Thursday 8 July 2010

First Pride, take 2: safe spaces

So I'm still thinking about the Pride thing, and the feeling safe thing, and how that relates to activism more generally.

For many activist groups, safe space is a crucial concept. In my last post I highlighted one function of safe space, and that's safety from violence, but I was also thinking about the space in which we get to be whole people (sorry, I don't know how else to put that -- other suggestions for phrasing and clarification are welcome). Not just queers who are "flaunting it". Not just queers who are talking about or celebrating sex/sexuality. But also people who have kids, who don't have kids who have partners, who don't have partners, who have friends and political allies, who frequent club or who don't, who like sex or don't like sex, or who like different kinds of sex. Not just political queers. Not just angry (although being able to be angry is important too, see below). Not weird, not marginal, not Other People.

Safe spaces may be particularly important queer groups, where not everyone is out in their home/work/other significant setting; or who might be out but for being out means spending a lot of time and energy defending your own existence.

For some groups, being able to be angry is an important function. Many of us get a lot of flak for being angry about certain kinds of injustices. You know..."you're so shrill" or "good girls don't get angry", or "maybe if you weren't so bitter people would care what you're saying". Those sorts of comments work to silence legitimate anger, and worse, to silence the legitimate points that people are angry about. There are times I am angry about homophobia, and pretending I'm not isn't as constructive as some might believe.

For me, a safe space also means being able to respectfully challenge certain biases, and respond to those challenges constructively. I'm less sure of what I mean by this, or what makes a space conducive to this, so I'll just leave it at that, but contributions on this point are particularly welcome.

So what does safe space mean to you? I don't have answers to this, and these have been just a few initial thoughts off the top of my head about (some of) the sorts of things that help make a space safe for me. I hope you'll chime in with your own thoughts.

--IP

Saturday 3 July 2010

First Pride

So I went to my first Pride march.

I went with some friends, and my wee sister, and the significant other. And, of course, my trusty steed (we're here, we're queer, and we have wheels!).

It's hard to put into words what it was like, exactly. The first word that comes to mind is...safe. In all the right ways. Usually, when I walk past gay bars down that side of town on Friday and Saturday nights, I am acutely aware of the high police-car-to-bar ratio. I've not yet seen An Incident, but there they are, parked police cars, and I guess they wouldn't be there if there was never An Incident.

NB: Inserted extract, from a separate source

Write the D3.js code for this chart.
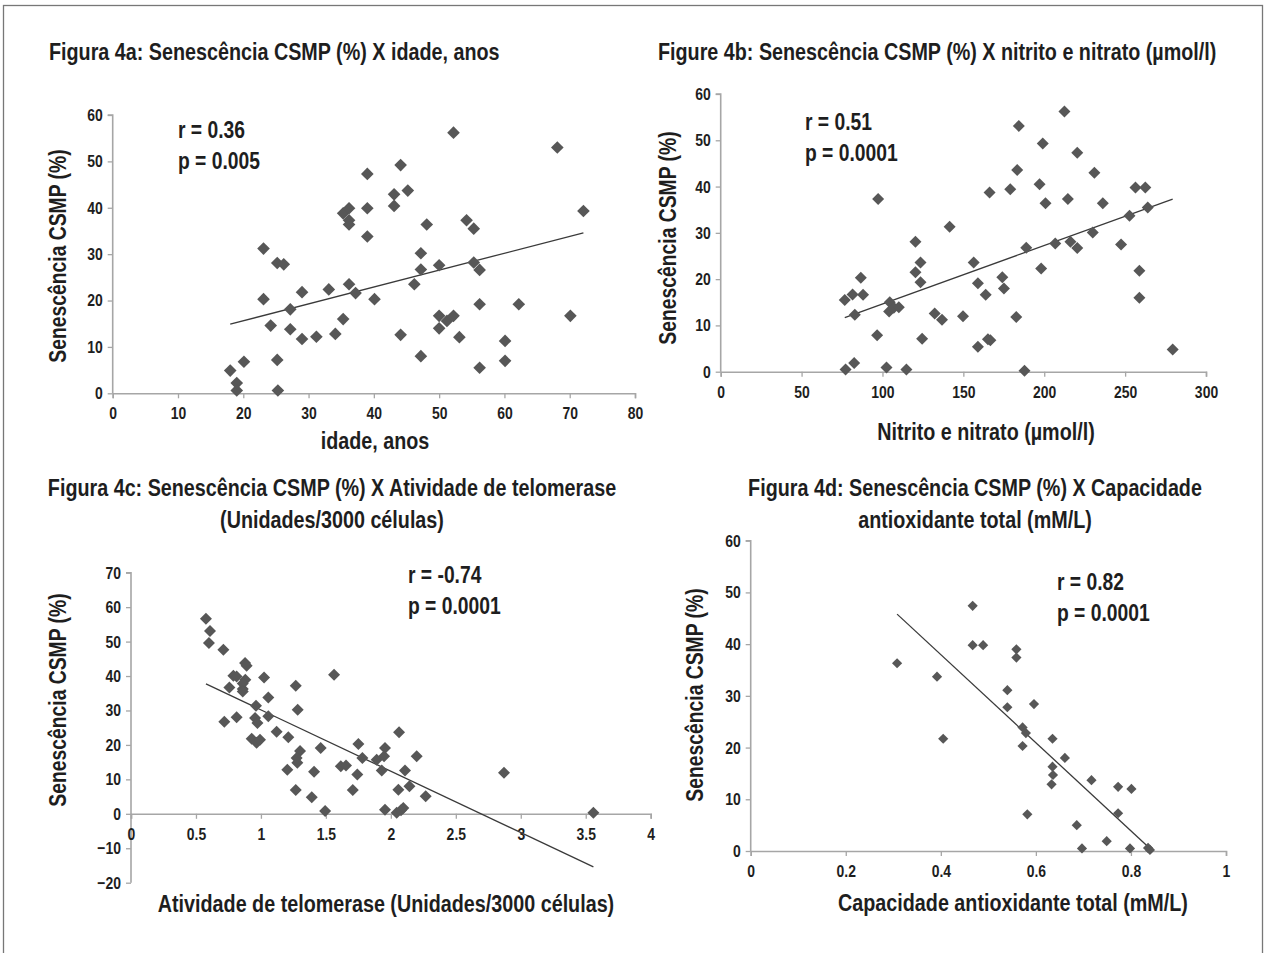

So when hundreds of people walk down the middle of the city wearing rainbow flags and peace signs, surrounded by their friends, holding hands with their partners, carrying their kids, and nobody gets any trouble -- it was amazing. Tenuously privileged, in a similar way to what I wrote about the Gay Icons exhibit at the National Portrait Gallery. Safe.

And fun. Fabulously so.

Also, I think some mental clicking happened. It's not that I'm not out at uni or among my friends and other people I know. It's just that, sometimes I catch myself using the vocabulary of other disciplines instead of the vocabulary of, say, queer theory. I'm not exactly sure why I do this, especially when speaking to people I have already explicitly outed myself to. Maybe it's the perpetual threat of being seen as "flaunting".

So the next day, I thought "well, I could take the Pride decorations off my mobility scooter." But I didn't. Because, well, the whole point is pride every day.

(On an accessibility note, I find chanting much better than whistles. A note for future organisers, perhaps?)